Opvallend is hoe naïef Griffith zich in Knock Out! gedraagt. Hij lijkt wel een open boek tegenover de media en ziet zijn geaardheid nooit als een probleem.
“In alles wat ik over hem zag of las, merkte ik dat hij zacht, maar ook naïef was. Zelfs wanneer hij misbruikt werd, zoals familieleden die zijn geld stalen, wilde hij mensen een goed gevoel geven. Ik denk dat dat patroon geldt bij veel homo’s. Ze hebben vaak het gevoel dat ze aardig moeten zijn zodat niemand hen kan kwetsen of hun positie in de maatschappij onderuit kan stampen. Ik merk dat zelfs bij mezelf. Wanneer het toch gebeurde, vroeg ik me af hoe dat in godsnaam kon gebeuren. En waarom? Want ik ben toch een goed persoon? (zuinig lachje)
“En onmiddellijk nadien bevind je je terug in de slachtofferrol.

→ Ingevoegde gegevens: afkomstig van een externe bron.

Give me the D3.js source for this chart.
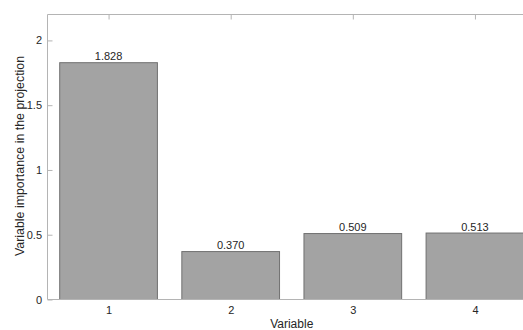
<!DOCTYPE html>
<html>
<head>
<meta charset="utf-8">
<script src="https://cdn.jsdelivr.net/npm/d3@7"></script>
<style>
  html, body { margin: 0; padding: 0; background: #fff; }
  svg { display: block; font-family: "Liberation Sans", Arial, sans-serif; }
</style>
</head>
<body>
<div id="chart"></div>
<script>
// Variable importance values, one bar per variable
const variables = [1, 2, 3, 4];
const importance = [1.828, 0.370, 0.509, 0.513];
const valueLabels = ["1.828", "0.370", "0.509", "0.513"];
const yTicks = [0, 0.5, 1, 1.5, 2];
const yTickLabels = ["0", "0.5", "1", "1.5", "2"];

const width = 523, height = 330;
const plotLeft = 47.5, plotTop = 14.5, plotBottom = 299.5;
const plotRight = 536;   // axes box continues past the page edge

const svg = d3.select("#chart").append("svg")
  .attr("width", width).attr("height", height);

const x = d3.scaleLinear().domain([0.5, 4.5]).range([plotLeft, plotRight]);
const y = d3.scaleLinear().domain([0, 2.2]).range([plotBottom, plotTop]);
const barW = (x(1.4) - x(0.6));

const textColor = "#262626";
const axisColor = "#b4b4b4";
const fontFamily = "Liberation Sans, Arial, sans-serif";

// Bars
svg.append("g").selectAll("rect")
  .data(variables)
  .join("rect")
  .attr("x", (d) => x(d) - barW / 2)
  .attr("y", (d, i) => y(importance[i]))
  .attr("width", barW)
  .attr("height", (d, i) => y(0) - y(importance[i]))
  .attr("fill", "#a3a3a3")
  .attr("stroke", "#707070")
  .attr("stroke-width", 1);

// Value labels above bars
svg.append("g").selectAll("text")
  .data(variables)
  .join("text")
  .attr("x", (d) => x(d))
  .attr("y", (d, i) => y(importance[i]) - 2.5)
  .attr("text-anchor", "middle")
  .attr("font-size", 11)
  .attr("fill", textColor)
  .text((d, i) => valueLabels[i]);

// Axes box lines
const box = svg.append("g").attr("stroke", axisColor).attr("fill", "none");
box.append("line").attr("x1", plotLeft).attr("x2", plotRight).attr("y1", plotTop).attr("y2", plotTop);
box.append("line").attr("x1", plotLeft).attr("x2", plotLeft).attr("y1", plotTop).attr("y2", plotBottom);
box.append("line").attr("x1", plotLeft).attr("x2", plotRight).attr("y1", plotBottom).attr("y2", plotBottom);

// Left axis (ticks pointing inward)
const yAxis = d3.axisLeft(y).tickValues(yTicks)
  .tickFormat((d, i) => yTickLabels[i])
  .tickSizeInner(-5).tickSizeOuter(0).tickPadding(5.5);
const gy = svg.append("g").attr("transform", `translate(${plotLeft},0)`).call(yAxis);
gy.select(".domain").remove();
gy.selectAll(".tick line").attr("stroke", axisColor);
gy.selectAll(".tick text").attr("fill", textColor).attr("font-size", 11)
  .attr("font-family", fontFamily);

// Bottom axis labels
const xAxis = d3.axisBottom(x).tickValues(variables)
  .tickFormat(d3.format("d"))
  .tickSizeInner(0).tickSizeOuter(0).tickPadding(7);
const gx = svg.append("g").attr("transform", `translate(0,${plotBottom})`).call(xAxis);
gx.select(".domain").remove();
gx.selectAll(".tick text").attr("fill", textColor).attr("font-size", 11)
  .attr("font-family", fontFamily);

// Top axis ticks pointing inward
const xTop = d3.axisTop(x).tickValues(variables).tickFormat("")
  .tickSizeInner(-5).tickSizeOuter(0);
const gt = svg.append("g").attr("transform", `translate(0,${plotTop})`).call(xTop);
gt.select(".domain").remove();
gt.selectAll(".tick line").attr("stroke", axisColor);

// Axis titles
svg.append("text")
  .attr("x", (plotLeft + plotRight) / 2).attr("y", 327.5)
  .attr("text-anchor", "middle").attr("font-size", 12).attr("fill", textColor)
  .text("Variable");

svg.append("text")
  .attr("transform", `translate(24,156) rotate(-90)`)
  .attr("text-anchor", "middle").attr("font-size", 12.4).attr("fill", textColor)
  .text("Variable importance in the projection");
</script>
</body>
</html>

Je moet als homo zelfverzekerder worden om daar over te geraken en de kracht in jezelf te vinden. Ik heb het gevoel dat Emile Griffith achter die façade, waarbij het leek of hij alles juist deed, niet erg zeker was over zichzelf.”
Maricon
Op 24 maart 1962 vond er een rematch plaats tussen Benny Paret en Emile Griffith in Madison Square Garden. Auteur Kleist besteedt 20 pagina’s aan dat gevecht in New York. “Het is een van de meest beruchte wedstrijden in de bokswereld en had een enorme impact op Emiles leven. Ik wilde de kamp in al zijn wreedheid en tragedie uitbeelden.
“Als je het einde van de wedstrijd ziet, is het moeilijk om dat te associëren met Emiles zachte karakter. Hij was een van de meest briljante en succesvolle boksers in de geschiedenis, maar wilde nooit iemand pijn doen. Ik wilde laten zien wat leidde tot dit vreselijke gevecht. Paret beledigde hem voor het gevecht met ‘maricon’, Spaans voor flikker. Ik stel me voor dat Emile, die nooit iemand een slecht woord toewierp, zich diep gekwetst voelde. Dus vocht hij terug. Gedrevener dan ooit. En toen kwam die ene vuistslag...”
Het is ook die Paret die doorheen deze beeldroman als een geest door de pagina’s waart. En aan wie Griffith zijn hele leven openbaart. Maar waarom precies Paret? “Nadat Emile in de jaren negentig in elkaar werd geslagen nabij een New Yorkse homobar, begon hij tekenen van dementie te vertonen. Ik heb dat moment in zijn leven gebruikt om Paret te laten opduiken en hem hulp te laten bieden. Griffith had zich toen al laten ontvallen dat hij Paret vaak zag in zijn spiegel of aan het uiteinde van zijn bed.
“Het gesprek tussen de twee gaat over alles wat er is gebeurd voor en na het fatale incident. Het leek me de perfecte invalshoek voor deze bio. Ik kies altijd een vorm van vertelling waarbij de verteller een belangrijk onderdeel van het verhaal is; in dit geval dus Emile zelf.”
Minder alleen
Kleist beseft dat zijn hoofdpersonage minder over de tongen zal gaan dan zijn bio’s van internationale artiesten. Toch ijvert hij ervoor om het ook in ‘moeilijke’ landen uit te brengen. “Er zijn al vertalingen in het Engels en Frans, en de eerste vertaling was een Turkse. Het stemt me blij dat Emiles verhaal bekender wordt. Hopelijk verschijnt het ook in landen als Polen, dat net een volledig homofobe president heeft herkozen. Lgbtq’ers in dergelijke landen of in een onderdrukkende sociale omgeving hebben enige steun nodig van dit soort verhalen. Toen ik voor het eerst een homofilm zag – Coming Out van Heiner Carow –, had dat een enorme impact op mij. Ook al was het een dramatische film, plots voelde ik me niet meer zo alleen.”
Reinhard Kleist, Knock Out!, Scratchbooks, 160 p., 24,90 euro.